On November 1, 2011, Glover spoke to the crowd at Occupy Oakland on the day before the Oakland General Strike where thousands of protestors shut down the Port of Oakland.
Glover is a member of the board of directors of the Center for Economic and Policy Research, a think tank led by economist Dean Baker.

Activism against Iraq war and invasion

Danny Glover has been an outspoken critic of the Iraq War before the war began in March 2003. In February 2003, he was one of the featured speakers at Justin Herman Plaza in San Francisco where other notable speakers included names such as author Alice Walker, singer Joan Baez, United Farm Workers co-founder Dolores Huerta and Rep. Barbara Lee, D-Oakland.
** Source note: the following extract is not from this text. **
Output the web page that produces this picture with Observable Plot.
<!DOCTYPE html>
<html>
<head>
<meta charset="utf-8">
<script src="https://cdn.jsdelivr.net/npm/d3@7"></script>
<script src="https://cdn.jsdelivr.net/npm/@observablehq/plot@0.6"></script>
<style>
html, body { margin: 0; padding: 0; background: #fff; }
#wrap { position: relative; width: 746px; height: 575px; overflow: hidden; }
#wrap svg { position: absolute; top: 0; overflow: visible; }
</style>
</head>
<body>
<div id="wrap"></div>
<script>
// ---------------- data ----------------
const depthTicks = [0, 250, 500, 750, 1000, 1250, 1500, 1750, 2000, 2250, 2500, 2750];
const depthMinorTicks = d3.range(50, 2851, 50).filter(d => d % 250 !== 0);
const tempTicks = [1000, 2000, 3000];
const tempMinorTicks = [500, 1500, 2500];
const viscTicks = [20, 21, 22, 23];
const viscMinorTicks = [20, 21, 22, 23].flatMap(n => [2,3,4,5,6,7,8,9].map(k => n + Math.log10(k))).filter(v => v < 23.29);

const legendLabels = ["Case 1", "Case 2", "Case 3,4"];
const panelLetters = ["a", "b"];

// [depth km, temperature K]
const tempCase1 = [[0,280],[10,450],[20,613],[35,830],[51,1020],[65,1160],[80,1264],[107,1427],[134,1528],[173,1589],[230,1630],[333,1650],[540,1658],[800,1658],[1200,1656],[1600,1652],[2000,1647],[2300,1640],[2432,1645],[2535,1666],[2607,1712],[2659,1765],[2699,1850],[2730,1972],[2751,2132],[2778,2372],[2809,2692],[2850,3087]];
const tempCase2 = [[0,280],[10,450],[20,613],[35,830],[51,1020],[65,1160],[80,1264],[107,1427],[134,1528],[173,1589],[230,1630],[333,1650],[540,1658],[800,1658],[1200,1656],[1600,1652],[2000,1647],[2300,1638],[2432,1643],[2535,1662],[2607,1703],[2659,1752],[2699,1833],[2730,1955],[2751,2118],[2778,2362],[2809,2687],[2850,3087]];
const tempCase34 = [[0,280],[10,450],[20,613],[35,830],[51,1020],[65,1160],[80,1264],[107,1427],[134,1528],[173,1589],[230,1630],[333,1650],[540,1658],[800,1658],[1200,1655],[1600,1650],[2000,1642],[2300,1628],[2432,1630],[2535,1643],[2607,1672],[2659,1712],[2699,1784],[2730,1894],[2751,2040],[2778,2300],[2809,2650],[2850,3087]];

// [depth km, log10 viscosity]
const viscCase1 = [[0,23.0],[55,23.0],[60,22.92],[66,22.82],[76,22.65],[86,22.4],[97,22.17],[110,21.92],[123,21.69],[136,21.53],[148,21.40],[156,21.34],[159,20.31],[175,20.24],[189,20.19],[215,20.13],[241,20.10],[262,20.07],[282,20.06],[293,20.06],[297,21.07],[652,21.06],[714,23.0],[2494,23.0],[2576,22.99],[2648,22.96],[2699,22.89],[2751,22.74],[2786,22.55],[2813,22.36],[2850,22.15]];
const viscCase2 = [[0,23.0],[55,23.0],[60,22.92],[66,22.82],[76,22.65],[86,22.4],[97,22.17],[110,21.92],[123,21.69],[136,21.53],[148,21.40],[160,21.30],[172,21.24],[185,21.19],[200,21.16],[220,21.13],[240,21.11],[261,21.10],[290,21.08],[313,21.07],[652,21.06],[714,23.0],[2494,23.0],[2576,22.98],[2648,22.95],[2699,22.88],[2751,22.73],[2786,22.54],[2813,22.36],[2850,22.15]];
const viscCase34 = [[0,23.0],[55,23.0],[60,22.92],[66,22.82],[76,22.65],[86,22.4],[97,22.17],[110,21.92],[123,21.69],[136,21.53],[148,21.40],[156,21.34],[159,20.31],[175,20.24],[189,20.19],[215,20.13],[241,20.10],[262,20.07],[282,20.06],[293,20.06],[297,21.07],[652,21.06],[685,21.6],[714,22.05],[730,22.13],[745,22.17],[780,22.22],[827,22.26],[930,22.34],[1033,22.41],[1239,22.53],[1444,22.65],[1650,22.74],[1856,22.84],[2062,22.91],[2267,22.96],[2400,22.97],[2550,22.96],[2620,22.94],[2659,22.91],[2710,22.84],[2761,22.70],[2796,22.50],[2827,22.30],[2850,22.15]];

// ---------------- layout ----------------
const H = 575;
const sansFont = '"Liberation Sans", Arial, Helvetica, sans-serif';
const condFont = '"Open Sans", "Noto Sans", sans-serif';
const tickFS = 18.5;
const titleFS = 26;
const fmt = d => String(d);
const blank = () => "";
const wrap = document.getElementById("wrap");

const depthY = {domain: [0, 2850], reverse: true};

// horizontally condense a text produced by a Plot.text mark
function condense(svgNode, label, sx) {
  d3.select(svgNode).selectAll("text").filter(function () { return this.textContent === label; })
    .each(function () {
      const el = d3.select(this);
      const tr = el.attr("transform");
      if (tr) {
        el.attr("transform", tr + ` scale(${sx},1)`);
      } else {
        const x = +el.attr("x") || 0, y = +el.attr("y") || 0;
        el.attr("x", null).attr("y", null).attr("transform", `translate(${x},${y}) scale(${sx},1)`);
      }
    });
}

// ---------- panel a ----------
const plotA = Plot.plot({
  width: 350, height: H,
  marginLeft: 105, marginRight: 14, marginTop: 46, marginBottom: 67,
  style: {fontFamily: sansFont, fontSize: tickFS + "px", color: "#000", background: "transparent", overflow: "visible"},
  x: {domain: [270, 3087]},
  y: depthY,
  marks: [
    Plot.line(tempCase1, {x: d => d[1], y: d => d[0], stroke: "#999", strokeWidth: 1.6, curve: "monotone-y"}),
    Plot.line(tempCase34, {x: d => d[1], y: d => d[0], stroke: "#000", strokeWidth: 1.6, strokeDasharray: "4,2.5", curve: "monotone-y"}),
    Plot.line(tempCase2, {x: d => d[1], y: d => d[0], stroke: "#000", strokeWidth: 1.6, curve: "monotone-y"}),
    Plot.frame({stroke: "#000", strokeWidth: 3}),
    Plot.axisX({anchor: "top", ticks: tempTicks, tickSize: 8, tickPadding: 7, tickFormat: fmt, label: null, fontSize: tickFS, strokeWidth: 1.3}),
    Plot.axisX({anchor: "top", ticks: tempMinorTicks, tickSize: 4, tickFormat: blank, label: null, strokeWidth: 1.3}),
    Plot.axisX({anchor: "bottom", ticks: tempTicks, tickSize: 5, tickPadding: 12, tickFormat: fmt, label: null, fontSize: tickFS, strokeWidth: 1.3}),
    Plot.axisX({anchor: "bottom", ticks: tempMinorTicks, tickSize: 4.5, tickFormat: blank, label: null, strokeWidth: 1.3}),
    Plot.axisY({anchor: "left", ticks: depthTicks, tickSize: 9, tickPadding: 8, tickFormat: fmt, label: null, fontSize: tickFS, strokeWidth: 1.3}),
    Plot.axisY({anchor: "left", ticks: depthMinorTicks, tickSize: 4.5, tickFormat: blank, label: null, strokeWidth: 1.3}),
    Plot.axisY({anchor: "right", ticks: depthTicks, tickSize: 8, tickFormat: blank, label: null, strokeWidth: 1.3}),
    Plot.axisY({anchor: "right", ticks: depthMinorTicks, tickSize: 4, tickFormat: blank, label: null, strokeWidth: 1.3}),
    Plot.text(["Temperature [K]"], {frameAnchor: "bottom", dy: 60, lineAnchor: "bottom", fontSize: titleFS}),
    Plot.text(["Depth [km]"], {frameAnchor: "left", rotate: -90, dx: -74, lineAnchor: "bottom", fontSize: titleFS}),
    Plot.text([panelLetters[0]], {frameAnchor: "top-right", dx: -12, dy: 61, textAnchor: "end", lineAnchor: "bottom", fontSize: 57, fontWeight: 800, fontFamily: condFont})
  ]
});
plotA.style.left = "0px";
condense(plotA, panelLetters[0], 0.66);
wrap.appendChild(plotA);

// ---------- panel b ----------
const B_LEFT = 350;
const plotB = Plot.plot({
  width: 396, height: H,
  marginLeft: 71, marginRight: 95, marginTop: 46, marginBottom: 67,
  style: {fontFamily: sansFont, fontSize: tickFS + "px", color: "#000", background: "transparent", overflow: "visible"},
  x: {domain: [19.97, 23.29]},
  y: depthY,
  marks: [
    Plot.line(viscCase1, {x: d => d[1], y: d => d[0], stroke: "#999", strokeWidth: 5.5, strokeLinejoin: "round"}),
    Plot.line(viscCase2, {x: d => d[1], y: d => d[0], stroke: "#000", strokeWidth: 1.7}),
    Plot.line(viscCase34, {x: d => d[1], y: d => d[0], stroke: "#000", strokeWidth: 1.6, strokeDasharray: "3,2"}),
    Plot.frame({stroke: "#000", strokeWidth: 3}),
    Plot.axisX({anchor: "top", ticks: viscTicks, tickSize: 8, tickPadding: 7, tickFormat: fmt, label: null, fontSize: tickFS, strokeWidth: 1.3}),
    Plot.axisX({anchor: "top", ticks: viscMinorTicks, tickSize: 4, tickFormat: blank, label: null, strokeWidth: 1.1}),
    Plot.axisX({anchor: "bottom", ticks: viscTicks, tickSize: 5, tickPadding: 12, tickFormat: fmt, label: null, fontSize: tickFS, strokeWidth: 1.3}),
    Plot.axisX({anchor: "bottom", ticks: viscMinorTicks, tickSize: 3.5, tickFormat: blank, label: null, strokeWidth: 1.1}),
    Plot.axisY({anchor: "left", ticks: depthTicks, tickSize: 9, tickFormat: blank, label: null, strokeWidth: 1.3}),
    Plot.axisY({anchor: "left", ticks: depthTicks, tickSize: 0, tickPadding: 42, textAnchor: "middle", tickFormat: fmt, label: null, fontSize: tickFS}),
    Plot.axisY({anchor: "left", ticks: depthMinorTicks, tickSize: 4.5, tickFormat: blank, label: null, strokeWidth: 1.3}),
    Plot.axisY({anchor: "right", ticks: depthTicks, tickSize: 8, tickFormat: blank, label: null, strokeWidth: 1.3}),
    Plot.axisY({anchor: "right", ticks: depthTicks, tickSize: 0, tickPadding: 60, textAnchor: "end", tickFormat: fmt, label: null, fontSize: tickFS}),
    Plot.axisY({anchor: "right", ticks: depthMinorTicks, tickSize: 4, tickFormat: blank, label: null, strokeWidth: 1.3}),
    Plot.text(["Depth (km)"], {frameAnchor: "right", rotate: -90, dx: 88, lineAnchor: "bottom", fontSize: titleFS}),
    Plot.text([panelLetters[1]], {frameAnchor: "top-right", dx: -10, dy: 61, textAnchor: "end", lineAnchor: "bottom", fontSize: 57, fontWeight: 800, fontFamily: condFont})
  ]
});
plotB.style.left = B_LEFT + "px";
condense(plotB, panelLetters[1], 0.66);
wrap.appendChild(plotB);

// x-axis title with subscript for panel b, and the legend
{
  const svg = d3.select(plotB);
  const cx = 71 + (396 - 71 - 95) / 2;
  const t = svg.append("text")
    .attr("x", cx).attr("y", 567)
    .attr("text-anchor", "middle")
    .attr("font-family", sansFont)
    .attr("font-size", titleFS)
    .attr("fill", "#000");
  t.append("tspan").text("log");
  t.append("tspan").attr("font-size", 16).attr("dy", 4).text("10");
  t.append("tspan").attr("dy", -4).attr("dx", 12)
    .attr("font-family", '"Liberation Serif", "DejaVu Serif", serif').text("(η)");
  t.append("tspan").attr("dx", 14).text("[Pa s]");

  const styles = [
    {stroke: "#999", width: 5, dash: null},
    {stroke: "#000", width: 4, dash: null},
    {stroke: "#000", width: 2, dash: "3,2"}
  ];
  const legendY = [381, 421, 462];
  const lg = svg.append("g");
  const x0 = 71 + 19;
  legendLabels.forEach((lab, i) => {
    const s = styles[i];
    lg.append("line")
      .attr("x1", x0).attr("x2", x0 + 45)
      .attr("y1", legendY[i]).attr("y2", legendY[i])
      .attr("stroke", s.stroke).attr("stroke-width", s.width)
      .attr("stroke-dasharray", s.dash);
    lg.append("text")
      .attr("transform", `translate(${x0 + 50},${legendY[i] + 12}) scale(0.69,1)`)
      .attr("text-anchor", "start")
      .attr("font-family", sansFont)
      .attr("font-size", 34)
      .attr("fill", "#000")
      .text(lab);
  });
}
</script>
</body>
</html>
Glover was a signatory to the April 2003 anti-war letter "To the Conscience of the World" that criticized the unilateral American invasion of Iraq that led to "massive loss of civilian life" and "devastation of one of the cultural patrimonies of humanity".[36] During an anti-war demonstration in Down  town Oakland in March 2003, Glover praised the community leaders for their anti-war efforts saying that "They're on the front lines because they are trying to make a better America.... The world has come together and said 'no' to this war – and we must stand with them."
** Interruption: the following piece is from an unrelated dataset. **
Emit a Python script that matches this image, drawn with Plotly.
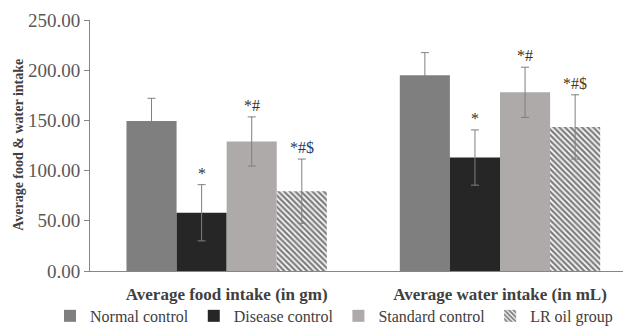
import plotly.graph_objects as go

# Intake parameters on the category axis
categories = ["Average food intake (in gm)", "Average water intake (in mL)"]

# Treatment groups
groups = ["Normal control", "Disease control", "Standard control", "LR oil group"]

# Mean intake per group (food, water)
normal_mean = [149.5, 195.0]
disease_mean = [58.0, 113.0]
standard_mean = [129.0, 178.0]
lr_oil_mean = [79.5, 143.5]

# Standard deviation per group (food, water)
normal_sd = [22.5, 22.5]
disease_sd = [28.0, 27.5]
standard_sd = [24.5, 25.0]
lr_oil_sd = [32.0, 32.0]

# Significance markers per group (food, water)
normal_sig = ["", ""]
disease_sig = ["*", "*"]
standard_sig = ["*#", "*#"]
lr_oil_sig = ["*#$", "*#$"]

means = [normal_mean, disease_mean, standard_mean, lr_oil_mean]
sds = [normal_sd, disease_sd, standard_sd, lr_oil_sd]
sigs = [normal_sig, disease_sig, standard_sig, lr_oil_sig]
colors = ["#7f7f7f", "#262626", "#aeaaaa", "#ffffff"]
sig_colors = [["#3a3226", "#3a3226"], ["#3a3226", "#3a3226"],
              ["#3a3226", "#3a3226"], ["#1f3864", "#4a3520"]]

SERIF = "Liberation Serif"

fig = go.Figure()
for i, name in enumerate(groups):
    marker = dict(color=colors[i], line=dict(width=0))
    if name == "LR oil group":
        marker["pattern"] = dict(shape="\\", fgcolor="#000000", bgcolor="#ffffff",
                                 size=4, solidity=0.6)
    fig.add_trace(go.Bar(
        name=name,
        x=categories,
        y=means[i],
        marker=marker,
        error_y=dict(type="data", array=sds[i], visible=True,
                     color="#7f7f7f", thickness=1, width=4),
        offsetgroup=str(i),
    ))

fig.update_layout(
    width=623, height=326,
    margin=dict(l=90, r=0, t=20, b=55, autoexpand=False),
    paper_bgcolor="white", plot_bgcolor="white",
    barmode="group", bargap=0.267, bargroupgap=0,
    font=dict(family=SERIF, color="#404040"),
    showlegend=True,
    legend=dict(orientation="h", x=-0.075, xanchor="left",
                y=-0.179, yanchor="middle",
                bgcolor="rgba(0,0,0,0)",
                font=dict(family=SERIF, size=16, color="#404040"),
                itemwidth=30, traceorder="normal"),
    xaxis=dict(type="category", range=[-0.5, 1.45], showline=True,
               linecolor="#868686", linewidth=1, ticks="", showgrid=False,
               tickfont=dict(family=SERIF, size=17, color="#404040", weight="bold"),
               ticklabelstandoff=8, automargin=False),
    yaxis=dict(range=[0, 250], tickvals=[0, 50, 100, 150, 200, 250],
               tickformat=".2f", showline=True, linecolor="#868686", linewidth=1,
               ticks="outside", ticklen=5, tickcolor="#868686", showgrid=False,
               zeroline=False, automargin=False,
               tickfont=dict(family=SERIF, size=19, color="#595959")),
)

# Y-axis title
fig.add_annotation(text="<b>Average food & water intake</b>", textangle=-90,
                   xref="paper", yref="paper", x=-0.133, y=0.503,
                   xanchor="center", yanchor="middle", showarrow=False,
                   font=dict(family=SERIF, size=14, color="#404040"))

# Significance markers above error bars
n = len(groups)
group_width = 1 - 0.267
bar_w = group_width / n
for i in range(n):
    for j, cat in enumerate(categories):
        if not sigs[i][j]:
            continue
        xpos = j - group_width / 2 + bar_w * (i + 0.5)
        fig.add_annotation(text=sigs[i][j], x=xpos, xref="x",
                           y=means[i][j] + sds[i][j], yref="y",
                           xanchor="center", yanchor="bottom", yshift=1,
                           showarrow=False,
                           font=dict(family=SERIF, size=16, color=sig_colors[i][j]))

fig.write_html("out.html")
On the Obama administration

On the foreign policy of the Obama administration, Glover said: "I think the Obama administration has followed the same play book, to a large extent, almost verbatim, as the Bush administration. I don’t see anything different... On the domestic side, look here: What's so clear is that this country from the outset is projecting the interests of wealth and property. Look at the bailout of Wall Street. Why not the bailout of Main Street? He may be just a different face, and that face may happen to be black, and if it were Hillary Clinton, it would happen to be a woman.... But what choices do they have within the structure?"

Honors and awards

Utah State University

In 2010, Glover delivered the Commencement Address and was awarded an honorary Doctor of Humane Letters degree from Utah State University.
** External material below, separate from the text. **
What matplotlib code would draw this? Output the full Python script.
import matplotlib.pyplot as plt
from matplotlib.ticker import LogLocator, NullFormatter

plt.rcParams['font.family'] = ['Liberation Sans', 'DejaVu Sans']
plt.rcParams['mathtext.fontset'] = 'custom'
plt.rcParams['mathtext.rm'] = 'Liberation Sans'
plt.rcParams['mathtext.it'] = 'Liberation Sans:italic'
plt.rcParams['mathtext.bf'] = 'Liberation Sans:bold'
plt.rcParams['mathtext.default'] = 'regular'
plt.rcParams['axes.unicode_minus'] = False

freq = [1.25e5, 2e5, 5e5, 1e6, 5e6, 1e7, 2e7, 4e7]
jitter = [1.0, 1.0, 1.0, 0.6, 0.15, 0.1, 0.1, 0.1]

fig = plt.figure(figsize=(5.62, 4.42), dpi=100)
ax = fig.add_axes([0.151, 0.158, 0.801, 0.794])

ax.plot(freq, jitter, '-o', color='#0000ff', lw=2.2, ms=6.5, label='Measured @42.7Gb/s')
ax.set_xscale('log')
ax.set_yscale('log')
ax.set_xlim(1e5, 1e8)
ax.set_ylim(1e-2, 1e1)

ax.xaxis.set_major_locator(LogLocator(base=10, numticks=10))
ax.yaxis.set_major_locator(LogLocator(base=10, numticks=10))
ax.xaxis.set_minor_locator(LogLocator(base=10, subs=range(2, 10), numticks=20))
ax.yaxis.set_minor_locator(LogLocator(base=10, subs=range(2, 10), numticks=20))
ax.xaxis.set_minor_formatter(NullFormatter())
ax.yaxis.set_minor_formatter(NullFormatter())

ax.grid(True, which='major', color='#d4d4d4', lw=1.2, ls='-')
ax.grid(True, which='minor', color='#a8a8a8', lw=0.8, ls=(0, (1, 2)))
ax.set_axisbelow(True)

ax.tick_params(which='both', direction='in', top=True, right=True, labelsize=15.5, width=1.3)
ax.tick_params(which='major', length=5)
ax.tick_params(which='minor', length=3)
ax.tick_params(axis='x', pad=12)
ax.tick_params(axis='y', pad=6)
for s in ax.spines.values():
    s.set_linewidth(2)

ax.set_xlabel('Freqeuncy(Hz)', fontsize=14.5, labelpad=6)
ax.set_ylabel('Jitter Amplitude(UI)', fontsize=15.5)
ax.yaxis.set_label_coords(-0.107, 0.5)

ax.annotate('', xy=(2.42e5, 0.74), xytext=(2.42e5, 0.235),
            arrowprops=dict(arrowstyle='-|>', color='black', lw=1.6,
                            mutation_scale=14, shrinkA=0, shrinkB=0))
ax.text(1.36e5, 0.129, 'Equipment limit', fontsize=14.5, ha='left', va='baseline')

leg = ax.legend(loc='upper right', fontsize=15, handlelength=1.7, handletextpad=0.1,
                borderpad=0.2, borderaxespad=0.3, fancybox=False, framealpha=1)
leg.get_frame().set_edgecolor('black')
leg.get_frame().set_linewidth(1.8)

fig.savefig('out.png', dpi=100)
Starr King School for the Ministry

Also in 2010, Starr King School for the Ministry awarded the Doctorate of Humane Letters (Litterarum Humanarum Doctor), in absentia, to Mr. Glover. His call to humanity to see itself as the recipient of a legacy of caring and commitment that began with prior parental and religious communities and that it should carry on for the sake of those who will follow are in alignment with Starr King's values. Mr. Glover was awarded the doctorate specifically for his long history of passionate activism, including support for the United Farm Workers, UNITE HERE, The Algebra Project, The Black AIDS Institute, as well as his humanitarian efforts on behalf of the Haiti earthquake victims, literacy and civil rights and his fight against unjust labor practices. Mr. Glover is co-founder and CEO of Louverture Films, dedicated to the development and production of films of historical relevance, social purpose, commercial value and artistic integrity; we honored his commitment to using film to lift up and advance social justice issues, such as his then recently released project "Trouble the Water", a documentary about New Orleans in the aftermath of hurricane Katrina.
Glover has had a close association with Starr King School through his role as guest lecturer in its course on Non Violent Social Change and lending his support and presence to events sponsored by Starr King's Masters of Arts in Social Change (MASC) program.

Deauville American Film Festival

He was also the recipient of a tribute paid by the Deauville American Film Festival in France on September 7, 2011.